▸ **Source data**
........

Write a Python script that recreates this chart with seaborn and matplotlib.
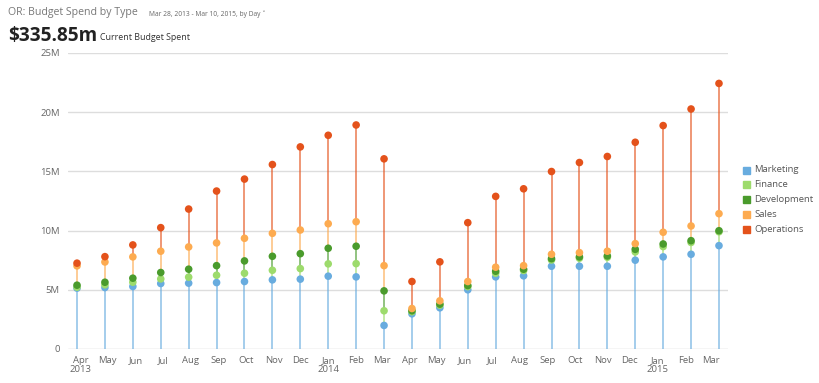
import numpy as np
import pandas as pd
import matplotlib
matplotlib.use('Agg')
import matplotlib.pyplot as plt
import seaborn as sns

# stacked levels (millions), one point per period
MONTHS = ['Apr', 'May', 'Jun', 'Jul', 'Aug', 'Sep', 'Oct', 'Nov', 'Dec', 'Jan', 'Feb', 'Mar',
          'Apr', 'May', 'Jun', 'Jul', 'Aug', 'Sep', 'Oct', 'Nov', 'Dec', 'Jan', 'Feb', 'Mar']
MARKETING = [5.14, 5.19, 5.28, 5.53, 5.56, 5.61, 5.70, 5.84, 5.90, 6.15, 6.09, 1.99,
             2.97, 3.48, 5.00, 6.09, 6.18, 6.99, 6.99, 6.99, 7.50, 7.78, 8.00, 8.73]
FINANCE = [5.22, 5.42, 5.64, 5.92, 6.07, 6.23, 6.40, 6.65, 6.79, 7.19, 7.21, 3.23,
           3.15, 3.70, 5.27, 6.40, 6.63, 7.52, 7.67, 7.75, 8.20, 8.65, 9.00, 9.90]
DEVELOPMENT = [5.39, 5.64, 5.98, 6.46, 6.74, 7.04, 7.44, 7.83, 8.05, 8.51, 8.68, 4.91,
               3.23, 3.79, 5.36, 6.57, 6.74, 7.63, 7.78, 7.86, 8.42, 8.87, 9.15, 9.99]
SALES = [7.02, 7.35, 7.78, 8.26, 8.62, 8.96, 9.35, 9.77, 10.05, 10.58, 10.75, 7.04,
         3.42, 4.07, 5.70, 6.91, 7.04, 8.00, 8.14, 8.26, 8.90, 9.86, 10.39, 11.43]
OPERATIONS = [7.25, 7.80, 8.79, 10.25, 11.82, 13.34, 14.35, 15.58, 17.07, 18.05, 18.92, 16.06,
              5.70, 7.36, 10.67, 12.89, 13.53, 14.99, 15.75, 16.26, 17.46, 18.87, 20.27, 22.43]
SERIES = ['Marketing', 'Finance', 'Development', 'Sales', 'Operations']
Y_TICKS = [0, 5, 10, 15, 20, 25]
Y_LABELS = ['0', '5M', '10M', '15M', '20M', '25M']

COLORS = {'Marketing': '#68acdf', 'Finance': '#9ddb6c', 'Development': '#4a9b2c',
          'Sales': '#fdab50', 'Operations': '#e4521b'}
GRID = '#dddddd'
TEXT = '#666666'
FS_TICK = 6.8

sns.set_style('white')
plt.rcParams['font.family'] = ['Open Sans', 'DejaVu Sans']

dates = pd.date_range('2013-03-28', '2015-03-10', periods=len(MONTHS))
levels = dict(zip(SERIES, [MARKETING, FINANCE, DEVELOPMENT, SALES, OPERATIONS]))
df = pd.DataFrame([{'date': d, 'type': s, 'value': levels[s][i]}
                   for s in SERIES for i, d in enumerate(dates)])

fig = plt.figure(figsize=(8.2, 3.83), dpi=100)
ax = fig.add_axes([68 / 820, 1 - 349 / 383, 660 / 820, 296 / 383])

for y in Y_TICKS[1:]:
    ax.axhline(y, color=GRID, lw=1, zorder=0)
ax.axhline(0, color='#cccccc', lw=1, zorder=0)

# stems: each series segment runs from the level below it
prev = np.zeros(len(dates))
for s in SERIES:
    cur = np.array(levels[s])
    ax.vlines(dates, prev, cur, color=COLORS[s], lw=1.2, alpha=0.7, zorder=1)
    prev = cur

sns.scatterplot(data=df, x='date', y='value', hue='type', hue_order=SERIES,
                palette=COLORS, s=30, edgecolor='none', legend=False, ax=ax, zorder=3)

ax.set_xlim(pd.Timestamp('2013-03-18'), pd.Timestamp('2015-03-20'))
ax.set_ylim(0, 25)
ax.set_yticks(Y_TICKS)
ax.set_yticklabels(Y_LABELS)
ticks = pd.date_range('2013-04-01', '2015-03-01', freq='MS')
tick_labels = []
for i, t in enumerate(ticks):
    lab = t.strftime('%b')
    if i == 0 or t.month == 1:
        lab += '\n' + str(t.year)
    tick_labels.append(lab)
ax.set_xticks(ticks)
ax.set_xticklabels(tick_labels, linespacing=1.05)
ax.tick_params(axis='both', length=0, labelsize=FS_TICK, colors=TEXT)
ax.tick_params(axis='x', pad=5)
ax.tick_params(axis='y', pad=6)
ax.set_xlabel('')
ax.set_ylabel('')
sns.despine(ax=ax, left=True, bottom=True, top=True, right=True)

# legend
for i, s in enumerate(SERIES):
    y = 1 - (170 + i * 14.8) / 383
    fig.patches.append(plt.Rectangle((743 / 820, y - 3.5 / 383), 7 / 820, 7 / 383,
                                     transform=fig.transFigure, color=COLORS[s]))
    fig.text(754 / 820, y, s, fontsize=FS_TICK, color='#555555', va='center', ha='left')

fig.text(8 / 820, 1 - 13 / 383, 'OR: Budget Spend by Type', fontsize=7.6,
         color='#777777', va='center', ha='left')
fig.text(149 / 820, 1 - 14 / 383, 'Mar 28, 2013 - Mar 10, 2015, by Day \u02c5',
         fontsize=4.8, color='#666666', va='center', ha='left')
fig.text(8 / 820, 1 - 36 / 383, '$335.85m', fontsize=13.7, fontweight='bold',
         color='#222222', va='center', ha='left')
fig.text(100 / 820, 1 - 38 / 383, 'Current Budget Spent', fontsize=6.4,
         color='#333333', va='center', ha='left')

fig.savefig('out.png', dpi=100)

........

▸ **Stated task**
Look at the listing and set down only the lines from its start through the line with "import seaborn as sns", word for word and without pictures.

▸ **Result below**
Write a Python script that recreates this chart with seaborn and matplotlib.
import numpy as np
import pandas as pd
import matplotlib
matplotlib.use('Agg')
import matplotlib.pyplot as plt
import seaborn as sns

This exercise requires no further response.